La letteratura rabbinica vede in Mosè il maestro per eccellenza, Moshe rabbenu («Mosè nostro maestro»). Egli ha ricevuto da Dio la Torah scritta, ma anche la Torah orale, che insegna al suo popolo. E’ trasmette la sua conoscenza della Torah orale al suo successore Giosuè. I rabbi sono consapevoli del carattere eccezionale di Mosè, che riuniva in sé le qualità del sapere e del potere. Da questo punto di vista, solo Rabbi, il redattore della Mishna, e rav Ashi, il redattore del Talmud, sono paragonabili a lui. Per alcuni Mosè era il più grande dei profeti perché la sua visione profetica era rispecchiata da una condotta assolutamente integra e pura. Per altri il titolo di principe dei profeti spetta a Samuele.
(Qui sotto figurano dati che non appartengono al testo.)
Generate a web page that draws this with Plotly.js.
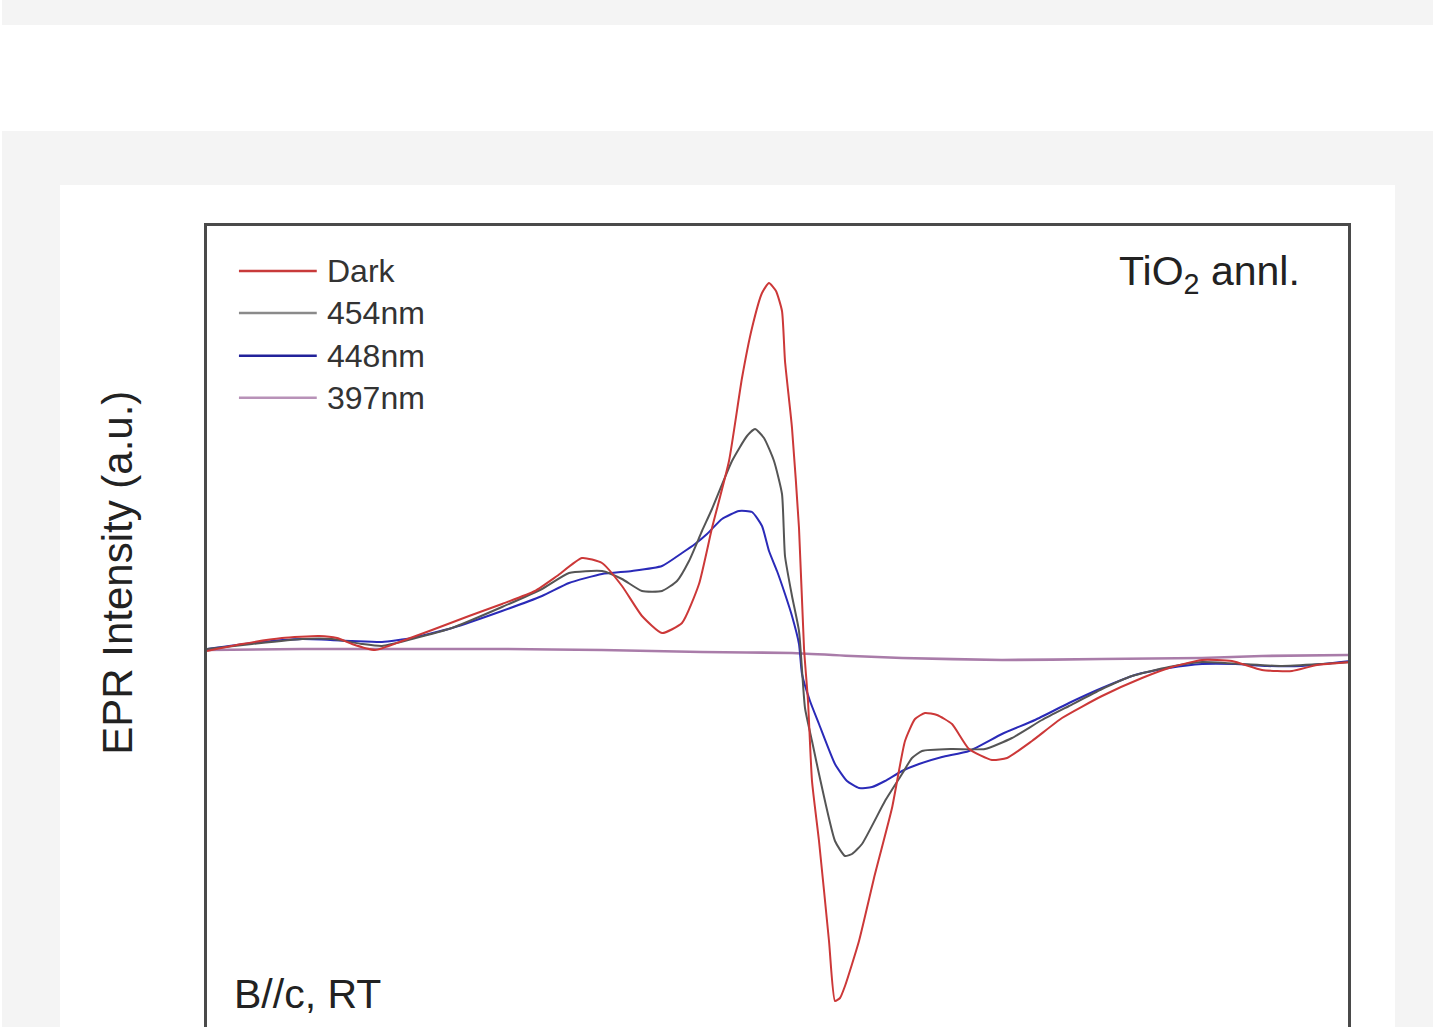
<!DOCTYPE html>
<html>
<head>
<meta charset="utf-8">
<script src="https://cdn.plot.ly/plotly-3.0.1.min.js"></script>
<style>
  html, body { margin: 0; padding: 0; width: 1433px; height: 1027px; overflow: hidden; background: #ffffff; }
  #topbar { position: absolute; left: 2px; top: 0; width: 1431px; height: 25px; background: #f4f4f4; }
  #card { position: absolute; left: 2px; top: 131px; width: 1431px; height: 900px; background: #f4f4f4; }
  #panel { position: absolute; left: 60px; top: 185px; width: 1335px; height: 900px; background: #ffffff; }
  #chart { position: absolute; left: 60px; top: 185px; width: 1335px; height: 900px; }
</style>
</head>
<body>
<div id="topbar"></div>
<div id="card"></div>
<div id="panel"></div>
<div id="chart"></div>
<script>
// Field offset (arbitrary units) and EPR intensity (a.u.)
const darkX = [0,35,75,112,130,145,168,195,225,262,295,328,350,375,395,415,435,455,475,492,505,522,535,545,555,562,569,575,578,585,592,597,601,605,612,622,628,633,638,652,668,685,698,708,718,730,745,762,785,800,825,855,895,935,965,995,1025,1055,1085,1110,1144];
const darkY = [0,7,13,15,13,7,1,10,21,35,47,60,75,93,88,65,35,18,28,67,123,190,273,323,358,368,360,340,290,223,123,3,-50,-130,-190,-290,-350,-347,-335,-290,-223,-157,-90,-68,-62,-64,-73,-98,-109,-107,-90,-67,-45,-27,-16,-9,-10,-19,-20,-14,-11];

const nm454X = [0,45,95,125,155,175,205,245,295,335,362,395,415,435,455,470,482,495,505,525,540,548,557,567,575,578,585,592,598,605,612,628,638,645,655,678,695,705,715,745,778,805,835,862,895,925,962,995,1035,1075,1115,1144];
const nm454Y = [2,7,12,12,7,5,12,23,44,62,78,80,72,60,60,70,90,120,142,190,215,222,213,190,157,95,55,20,-57,-90,-123,-190,-205,-203,-193,-150,-123,-107,-100,-98,-98,-87,-69,-55,-38,-25,-16,-11,-13,-15,-13,-11];

const nm448X = [0,45,95,145,175,205,245,295,335,362,395,425,455,475,488,500,515,532,545,555,562,570,578,585,592,595,603,612,628,640,652,665,678,695,712,735,762,795,828,862,895,928,962,995,1028,1060,1095,1144];
const nm448Y = [2,8,12,10,9,13,23,40,55,68,77,80,85,98,107,117,132,140,139,125,100,80,57,35,7,-23,-50,-73,-113,-130,-137,-136,-130,-120,-113,-106,-100,-83,-69,-52,-37,-24,-17,-13,-13,-15,-15,-10];

const nm397X = [0,95,195,295,395,495,585,645,695,795,895,995,1055,1144];
const nm397Y = [1,2,2,2,1,-1,-2,-5,-7,-9,-8,-7,-5,-4];

const seriesNames = ["Dark", "454nm", "448nm", "397nm"];
const seriesColors = ["#cc3838", "#555555", "#2a2ab8", "#a97ca9"];
const seriesWidths = [2, 2, 2, 2.6];
const legendColors = ["#c83a3a", "#8a8a8a", "#22229a", "#b892b8"];

const xs = [darkX, nm454X, nm448X, nm397X];
const ys = [darkY, nm454Y, nm448Y, nm397Y];

const traces = [3, 2, 1, 0].map(i => ({
  type: "scatter",
  mode: "lines",
  name: seriesNames[i],
  x: xs[i],
  y: ys[i],
  line: { color: seriesColors[i], width: seriesWidths[i], shape: "spline", smoothing: 0.5 },
  hoverinfo: "skip",
  showlegend: false
}));

const font = { family: "Liberation Sans, Arial, sans-serif", color: "#222222" };

const legendY = [0.9461, 0.8958, 0.8443, 0.7940];
const shapes = legendY.map((y, i) => ({
  type: "line", xref: "paper", yref: "paper",
  x0: 0.028, x1: 0.0962, y0: y, y1: y,
  line: { color: legendColors[i], width: 2.5 }
}));

const annotations = legendY.map((y, i) => ({
  xref: "paper", yref: "paper", x: 0.1032, y: y,
  xanchor: "left", yanchor: "middle", showarrow: false,
  text: seriesNames[i],
  font: Object.assign({}, font, { size: 32, color: "#333333" })
}));
annotations.push({
  xref: "paper", yref: "paper", x: 0.9598, y: 0.9425,
  xanchor: "right", yanchor: "middle", showarrow: false,
  text: "TiO<sub>2</sub> annl.",
  font: Object.assign({}, font, { size: 41 })
});
annotations.push({
  xref: "paper", yref: "paper", x: 0.0219, y: 0.079,
  xanchor: "left", yanchor: "middle", showarrow: false,
  text: "B//c, RT",
  font: Object.assign({}, font, { size: 41 })
});
annotations.push({
  xref: "paper", yref: "paper", x: -0.0787, y: 0.5844,
  xanchor: "center", yanchor: "middle", showarrow: false,
  textangle: -90,
  text: "EPR Intensity (a.u.)",
  font: Object.assign({}, font, { size: 42 })
});

const layout = {
  width: 1335, height: 900,
  margin: { l: 147, r: 47, t: 41, b: 25, pad: 0 },
  paper_bgcolor: "rgba(0,0,0,0)",
  plot_bgcolor: "#ffffff",
  showlegend: false,
  xaxis: {
    range: [0, 1141], showgrid: false, zeroline: false,
    showline: true, mirror: true, linecolor: "#4a4a4a", linewidth: 3,
    ticks: "", showticklabels: false
  },
  yaxis: {
    range: [-409, 425], showgrid: false, zeroline: false,
    showline: true, mirror: true, linecolor: "#4a4a4a", linewidth: 3,
    ticks: "", showticklabels: false
  },
  shapes: shapes,
  annotations: annotations
};

Plotly.newPlot("chart", traces, layout, { staticPlot: true, displayModeBar: false });
</script>
</body>
</html>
Per alcuni la Torah è un dono fatto personalmente a Mosè (e ai suoi discendenti) come ricompensa dei suoi meriti eccezionali, un dono che egli ha trasmesso, per pura generosità, a Israele. Per altri, il merito principale è di Israele e Mosè è stato solo lo strumento della volontà divina. Un midrash sottolinea il carattere ambivalente di Mosè: umano agli occhi di Dio e divino agli occhi degli uomini. Molti testi riferiscono che, diventato un essere superiore e ricco di enormi meriti, Mosè si rifiuta di morire e accettare la putrefazione del suo corpo. L'angelo della morte fa molta fatica a prendere la sua anima! La forza della sua preghiera è tale da mettere in pericolo l'ordine cosmico e rischiare di anticipare la fine del mondo esistente e l'ingresso nel mondo futuro.